The La Crosse-based retailer purchased 34 PDQ stores last fall, the vast majority of which are in Dane County. The stores have been undergoing transformations with the additions of kitchens, hot food, new signage and in some cases, expansion into neighboring spaces and in the case of it's Monona store, a whole new building.
Its stores at 2538 and 2601 Fish Hatchery Road and at 2402 W. Broadway, however, have not been allowed to sell single servings of beer and hard cider, even though it was allowed when the stores were owned by PDQ. Ring said the improvements to those stores have included more security cameras with between 29 and 32 cameras in each. Kwik Trip has had discussions with Ald. Sheri Carter and Madison Police South District Capt. John Patterson about the sale of single servings and Carter said she will support the plan to sell single servings unless police calls to the stores increase.
"The calls for service will determine the need to to re-evaluate the sale of single bottles/cans," Carter wrote to the ALRC. "Furthermore, the South District Captain and I will hold a neighborhood meeting regarding the specific convenient store location to discuss any concern that may arise due to this change in condition."
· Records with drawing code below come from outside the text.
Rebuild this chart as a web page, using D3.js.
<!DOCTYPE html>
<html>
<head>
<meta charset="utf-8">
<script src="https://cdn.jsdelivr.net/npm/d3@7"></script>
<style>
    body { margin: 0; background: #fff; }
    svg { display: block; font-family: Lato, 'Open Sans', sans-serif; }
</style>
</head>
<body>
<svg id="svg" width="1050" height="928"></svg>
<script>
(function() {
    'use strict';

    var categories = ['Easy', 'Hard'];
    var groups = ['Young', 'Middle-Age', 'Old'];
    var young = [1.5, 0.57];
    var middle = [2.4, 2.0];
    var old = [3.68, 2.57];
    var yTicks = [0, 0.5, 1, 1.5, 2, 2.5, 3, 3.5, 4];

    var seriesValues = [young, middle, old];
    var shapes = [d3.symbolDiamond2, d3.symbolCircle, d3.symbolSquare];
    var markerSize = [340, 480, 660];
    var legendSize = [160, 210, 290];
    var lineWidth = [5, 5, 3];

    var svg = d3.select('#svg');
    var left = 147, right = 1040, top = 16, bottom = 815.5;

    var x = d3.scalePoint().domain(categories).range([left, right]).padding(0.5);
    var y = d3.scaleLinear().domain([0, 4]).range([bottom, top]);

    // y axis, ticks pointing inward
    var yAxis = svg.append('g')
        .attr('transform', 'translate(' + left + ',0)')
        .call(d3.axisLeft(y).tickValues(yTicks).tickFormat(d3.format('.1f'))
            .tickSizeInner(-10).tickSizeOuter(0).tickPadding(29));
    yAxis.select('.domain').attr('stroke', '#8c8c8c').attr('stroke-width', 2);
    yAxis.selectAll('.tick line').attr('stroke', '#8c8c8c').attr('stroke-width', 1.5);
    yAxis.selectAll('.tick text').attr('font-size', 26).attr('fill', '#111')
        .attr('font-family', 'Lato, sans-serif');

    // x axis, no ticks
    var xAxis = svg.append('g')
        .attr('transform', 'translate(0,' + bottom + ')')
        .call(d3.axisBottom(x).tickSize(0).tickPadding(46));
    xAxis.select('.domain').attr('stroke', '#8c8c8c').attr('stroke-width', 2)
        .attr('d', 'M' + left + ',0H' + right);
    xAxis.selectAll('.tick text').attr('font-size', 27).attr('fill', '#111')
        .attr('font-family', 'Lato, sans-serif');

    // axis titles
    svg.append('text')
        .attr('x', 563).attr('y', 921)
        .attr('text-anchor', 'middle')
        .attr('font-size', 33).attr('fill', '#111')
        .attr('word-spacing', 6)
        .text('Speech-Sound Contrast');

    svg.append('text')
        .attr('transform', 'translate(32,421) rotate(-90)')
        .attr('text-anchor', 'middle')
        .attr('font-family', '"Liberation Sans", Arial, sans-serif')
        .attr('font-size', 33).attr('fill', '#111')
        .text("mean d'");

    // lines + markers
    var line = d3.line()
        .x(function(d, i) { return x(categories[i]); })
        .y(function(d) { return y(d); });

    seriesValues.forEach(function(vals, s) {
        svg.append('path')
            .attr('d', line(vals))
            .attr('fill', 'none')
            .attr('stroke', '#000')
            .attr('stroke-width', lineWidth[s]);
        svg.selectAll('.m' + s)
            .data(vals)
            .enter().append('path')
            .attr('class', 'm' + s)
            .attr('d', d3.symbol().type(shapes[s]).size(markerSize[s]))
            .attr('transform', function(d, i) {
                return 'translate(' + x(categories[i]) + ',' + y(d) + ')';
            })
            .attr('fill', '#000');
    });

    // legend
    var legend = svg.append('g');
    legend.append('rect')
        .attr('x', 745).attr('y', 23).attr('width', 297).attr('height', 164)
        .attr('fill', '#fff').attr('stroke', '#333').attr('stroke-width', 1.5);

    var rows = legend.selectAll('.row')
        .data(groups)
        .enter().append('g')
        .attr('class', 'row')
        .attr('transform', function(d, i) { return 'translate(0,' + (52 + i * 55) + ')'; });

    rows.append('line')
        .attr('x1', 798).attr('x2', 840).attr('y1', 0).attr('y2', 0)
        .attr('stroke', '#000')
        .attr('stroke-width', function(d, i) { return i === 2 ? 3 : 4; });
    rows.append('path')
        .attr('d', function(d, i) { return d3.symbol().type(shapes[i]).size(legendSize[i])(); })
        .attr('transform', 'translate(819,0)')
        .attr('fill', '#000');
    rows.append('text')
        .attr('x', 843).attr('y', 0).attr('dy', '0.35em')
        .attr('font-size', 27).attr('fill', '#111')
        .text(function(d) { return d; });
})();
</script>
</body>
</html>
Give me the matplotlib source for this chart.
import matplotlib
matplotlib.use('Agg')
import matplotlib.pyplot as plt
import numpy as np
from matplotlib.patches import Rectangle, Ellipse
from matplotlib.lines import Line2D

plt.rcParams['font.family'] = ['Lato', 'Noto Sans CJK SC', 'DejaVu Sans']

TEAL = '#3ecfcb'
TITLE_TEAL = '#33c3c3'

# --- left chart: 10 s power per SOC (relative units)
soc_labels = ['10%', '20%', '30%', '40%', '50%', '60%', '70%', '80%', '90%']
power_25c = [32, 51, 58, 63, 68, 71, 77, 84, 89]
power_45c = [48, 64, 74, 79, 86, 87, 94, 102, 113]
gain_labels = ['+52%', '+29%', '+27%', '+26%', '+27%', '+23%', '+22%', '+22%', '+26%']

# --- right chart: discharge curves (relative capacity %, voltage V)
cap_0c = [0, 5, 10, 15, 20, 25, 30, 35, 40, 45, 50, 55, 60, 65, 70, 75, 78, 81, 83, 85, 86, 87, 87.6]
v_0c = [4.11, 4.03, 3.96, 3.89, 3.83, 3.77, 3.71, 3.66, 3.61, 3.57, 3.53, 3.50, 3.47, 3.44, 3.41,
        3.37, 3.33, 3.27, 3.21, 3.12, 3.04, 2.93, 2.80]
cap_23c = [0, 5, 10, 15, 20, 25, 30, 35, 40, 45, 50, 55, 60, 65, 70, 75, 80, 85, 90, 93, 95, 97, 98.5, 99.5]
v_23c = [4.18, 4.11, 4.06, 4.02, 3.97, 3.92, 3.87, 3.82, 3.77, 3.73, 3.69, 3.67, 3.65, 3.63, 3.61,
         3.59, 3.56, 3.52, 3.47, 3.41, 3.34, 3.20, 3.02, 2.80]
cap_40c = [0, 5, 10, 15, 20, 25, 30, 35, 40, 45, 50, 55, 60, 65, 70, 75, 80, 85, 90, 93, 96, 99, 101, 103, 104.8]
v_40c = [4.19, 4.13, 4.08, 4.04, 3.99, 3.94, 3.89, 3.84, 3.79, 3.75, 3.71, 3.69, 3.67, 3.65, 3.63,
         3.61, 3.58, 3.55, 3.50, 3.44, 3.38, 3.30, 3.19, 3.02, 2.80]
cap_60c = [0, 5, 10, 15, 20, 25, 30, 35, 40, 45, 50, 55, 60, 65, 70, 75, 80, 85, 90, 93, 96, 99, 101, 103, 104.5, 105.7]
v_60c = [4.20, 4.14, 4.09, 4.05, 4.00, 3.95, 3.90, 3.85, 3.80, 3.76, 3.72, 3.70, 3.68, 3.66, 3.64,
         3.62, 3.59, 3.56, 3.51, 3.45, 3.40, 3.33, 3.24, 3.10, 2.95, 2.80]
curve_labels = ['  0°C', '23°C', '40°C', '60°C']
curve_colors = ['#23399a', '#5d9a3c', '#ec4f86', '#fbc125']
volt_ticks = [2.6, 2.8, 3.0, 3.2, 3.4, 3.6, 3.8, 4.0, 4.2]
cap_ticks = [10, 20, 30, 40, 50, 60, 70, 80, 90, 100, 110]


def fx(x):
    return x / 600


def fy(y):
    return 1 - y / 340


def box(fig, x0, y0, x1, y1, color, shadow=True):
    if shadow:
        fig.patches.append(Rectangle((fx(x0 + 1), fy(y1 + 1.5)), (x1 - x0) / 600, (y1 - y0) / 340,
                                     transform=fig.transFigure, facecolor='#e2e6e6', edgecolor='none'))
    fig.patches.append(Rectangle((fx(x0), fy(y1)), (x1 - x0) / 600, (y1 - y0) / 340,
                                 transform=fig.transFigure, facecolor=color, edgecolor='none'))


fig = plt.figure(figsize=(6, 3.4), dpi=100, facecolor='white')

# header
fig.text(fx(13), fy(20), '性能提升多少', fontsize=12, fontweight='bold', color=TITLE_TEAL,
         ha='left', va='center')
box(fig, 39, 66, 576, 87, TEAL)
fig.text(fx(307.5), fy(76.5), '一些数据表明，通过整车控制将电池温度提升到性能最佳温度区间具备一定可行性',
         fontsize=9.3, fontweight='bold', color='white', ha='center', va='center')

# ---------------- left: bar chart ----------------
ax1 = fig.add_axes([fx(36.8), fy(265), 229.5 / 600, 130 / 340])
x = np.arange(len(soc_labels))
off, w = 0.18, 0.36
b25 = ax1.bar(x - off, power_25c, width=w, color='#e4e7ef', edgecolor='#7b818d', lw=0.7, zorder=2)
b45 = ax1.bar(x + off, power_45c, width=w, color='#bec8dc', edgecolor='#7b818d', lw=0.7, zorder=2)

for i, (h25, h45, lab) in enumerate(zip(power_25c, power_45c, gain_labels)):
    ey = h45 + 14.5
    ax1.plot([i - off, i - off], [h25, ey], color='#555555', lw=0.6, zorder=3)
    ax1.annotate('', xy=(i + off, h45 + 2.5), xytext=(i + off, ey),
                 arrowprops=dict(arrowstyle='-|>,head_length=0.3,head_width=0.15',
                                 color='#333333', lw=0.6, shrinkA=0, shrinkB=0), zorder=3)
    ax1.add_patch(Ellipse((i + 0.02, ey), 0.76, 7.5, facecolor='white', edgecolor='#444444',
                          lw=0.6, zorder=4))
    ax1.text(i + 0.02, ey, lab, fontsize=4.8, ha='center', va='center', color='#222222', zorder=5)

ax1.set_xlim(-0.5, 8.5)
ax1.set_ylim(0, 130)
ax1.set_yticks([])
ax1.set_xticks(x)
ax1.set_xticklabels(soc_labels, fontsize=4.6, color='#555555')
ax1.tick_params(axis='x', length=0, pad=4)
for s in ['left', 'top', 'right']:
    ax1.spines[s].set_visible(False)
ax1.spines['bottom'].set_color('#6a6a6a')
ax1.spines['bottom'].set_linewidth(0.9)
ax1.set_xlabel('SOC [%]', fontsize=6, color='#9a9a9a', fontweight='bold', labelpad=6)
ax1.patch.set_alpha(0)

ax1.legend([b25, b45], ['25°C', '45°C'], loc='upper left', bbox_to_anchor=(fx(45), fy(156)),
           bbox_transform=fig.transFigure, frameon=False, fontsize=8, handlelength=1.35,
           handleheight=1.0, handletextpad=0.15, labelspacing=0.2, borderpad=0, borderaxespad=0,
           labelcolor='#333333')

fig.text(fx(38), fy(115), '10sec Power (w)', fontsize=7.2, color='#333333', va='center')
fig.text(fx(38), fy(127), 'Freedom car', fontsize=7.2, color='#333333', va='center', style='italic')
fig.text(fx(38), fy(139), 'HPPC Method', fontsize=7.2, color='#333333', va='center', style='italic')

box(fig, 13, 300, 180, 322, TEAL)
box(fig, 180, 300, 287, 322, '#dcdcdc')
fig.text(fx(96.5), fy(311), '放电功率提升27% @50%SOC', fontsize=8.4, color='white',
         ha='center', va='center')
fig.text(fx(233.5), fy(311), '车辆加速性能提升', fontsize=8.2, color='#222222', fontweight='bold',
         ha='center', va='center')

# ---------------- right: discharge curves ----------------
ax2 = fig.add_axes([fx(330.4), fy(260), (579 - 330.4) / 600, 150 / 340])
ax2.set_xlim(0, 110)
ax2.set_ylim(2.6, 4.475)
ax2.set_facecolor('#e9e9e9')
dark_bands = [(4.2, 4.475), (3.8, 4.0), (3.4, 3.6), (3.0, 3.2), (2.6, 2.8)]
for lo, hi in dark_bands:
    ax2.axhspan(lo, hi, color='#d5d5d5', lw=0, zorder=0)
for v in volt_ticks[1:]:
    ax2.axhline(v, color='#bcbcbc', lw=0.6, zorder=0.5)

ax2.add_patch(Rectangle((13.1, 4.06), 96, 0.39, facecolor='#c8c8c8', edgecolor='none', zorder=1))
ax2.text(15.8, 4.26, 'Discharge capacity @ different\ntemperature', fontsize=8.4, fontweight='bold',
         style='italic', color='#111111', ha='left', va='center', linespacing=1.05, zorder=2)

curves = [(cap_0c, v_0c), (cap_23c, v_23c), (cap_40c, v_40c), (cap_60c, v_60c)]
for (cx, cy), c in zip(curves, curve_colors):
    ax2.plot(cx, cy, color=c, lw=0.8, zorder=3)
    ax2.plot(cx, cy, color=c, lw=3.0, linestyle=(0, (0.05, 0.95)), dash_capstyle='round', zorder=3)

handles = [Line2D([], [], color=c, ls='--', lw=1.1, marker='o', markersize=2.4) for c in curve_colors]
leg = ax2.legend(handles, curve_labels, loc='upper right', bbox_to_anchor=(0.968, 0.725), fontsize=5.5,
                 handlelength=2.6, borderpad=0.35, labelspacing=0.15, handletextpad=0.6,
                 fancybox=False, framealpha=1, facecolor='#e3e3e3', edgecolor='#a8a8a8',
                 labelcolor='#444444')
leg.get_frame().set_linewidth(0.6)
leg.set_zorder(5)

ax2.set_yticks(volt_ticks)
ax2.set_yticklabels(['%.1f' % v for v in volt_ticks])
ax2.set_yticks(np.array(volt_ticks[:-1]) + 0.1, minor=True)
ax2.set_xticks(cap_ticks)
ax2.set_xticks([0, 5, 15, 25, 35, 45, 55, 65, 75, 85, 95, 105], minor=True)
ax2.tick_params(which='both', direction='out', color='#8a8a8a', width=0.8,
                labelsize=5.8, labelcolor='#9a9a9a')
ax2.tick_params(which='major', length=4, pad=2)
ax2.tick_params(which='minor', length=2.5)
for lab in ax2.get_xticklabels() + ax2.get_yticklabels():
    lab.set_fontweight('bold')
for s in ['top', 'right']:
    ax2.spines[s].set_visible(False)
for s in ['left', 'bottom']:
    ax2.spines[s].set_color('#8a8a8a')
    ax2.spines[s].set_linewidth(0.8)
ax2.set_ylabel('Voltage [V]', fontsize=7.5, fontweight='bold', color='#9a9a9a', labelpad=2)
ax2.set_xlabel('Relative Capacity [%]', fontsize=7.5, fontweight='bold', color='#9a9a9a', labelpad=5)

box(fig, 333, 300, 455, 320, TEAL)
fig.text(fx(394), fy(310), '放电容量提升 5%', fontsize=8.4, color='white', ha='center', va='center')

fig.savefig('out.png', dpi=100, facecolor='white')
Michelle Jolly, owner of the Clarmar Apartments across the street from the Kwik Trip at the corner of Alrita Court and Fish Hatchery Road, said she has concerns about the proposal's impact on the neighborhood which is trying to shed its image of major drug use, prostitution and low income residents.
"This would be detrimental to these efforts and bring more problems and police calls to the area," Jolly wrote to the city.
The proposal was approved at the June 20 ALRC meeting and will be up for final approval by the City Council on July 10.